# Heat mold



## 150 man (Oct 18, 2010)

Has anyone ever heat molded there boot liners?does it really work?


----------



## sil3nt (Aug 30, 2010)

Yes and yes.

Doesn't exactly take a lot of time to do so why wouldn't you do it?


----------



## MeanJoe (Jul 20, 2011)

I purchased K2 T1's last year and spent the time getting a proper boot fitting and heat molding. If the service is available to you, definitely do it. Best fitting boots I've ever owned, if only the outer boot's sole wasn't coming apart I'd be thrilled with them.


----------



## Eli the bamf (Jul 15, 2011)

I actually just used my ove (on lowest heat setting of course) Left the insoles on a rag for 10 minutes then flipped it,when it came out it was completley ready to be molded.


----------



## Sick-Pow (May 5, 2008)

Only do it if your liners are made to be heat molded. Many, even made today, are not. 

I never do, I like to mold them in as I ride, and I get a few more days out of them before they pack out.


----------



## Ballistic (Aug 31, 2009)

Sick-Pow said:


> I never do, I like to mold them in as I ride, and I get a few more days out of them before they pack out.


Same here ..


----------



## Slush Puppie (Aug 15, 2011)

Ok, I'm probably just being naive here but if you are trying to preserve them from 'packing out' for a few days... shouldn't you just buy them at the right size for when they've "packed out" / been heat moulded.

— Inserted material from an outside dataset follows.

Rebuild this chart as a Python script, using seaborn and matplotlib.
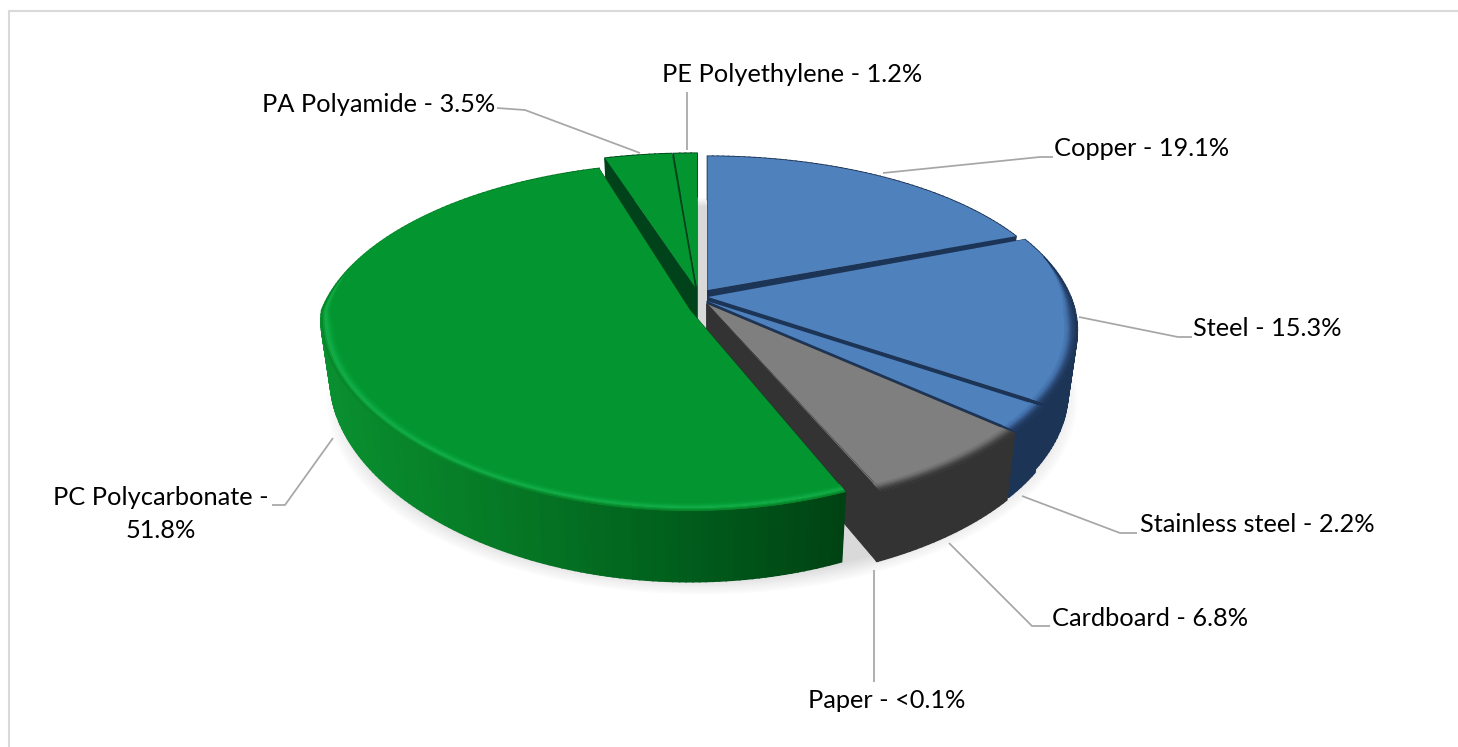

I feel like I made the mistake of buying the size that fitted in the shop.. my next pair will be too small until they've been head moulded to fit...


----------



## marcg (Dec 26, 2008)

Generally I get my boots just a little bit too tight for the inevitable pack out that will occur at which point they are perfect. So I'll usually go down 1/2 to a full size and avoid any heat molding. Right now I'm riding 1.5 size smaller (but these are Salomon's which are exceptional for running big)
So I avoid the oven heat molding and let them mold naturally.
I did it once with a pair of "Osiris" brand boots, what a piece of crap those boots were. First year boot manufacturing from a skate shoe company. What a disaster. Even with the heat molding the damn things wouldn't fit.
Those boots cost me all my toenails that season, turned black and fell off. Horrible.


----------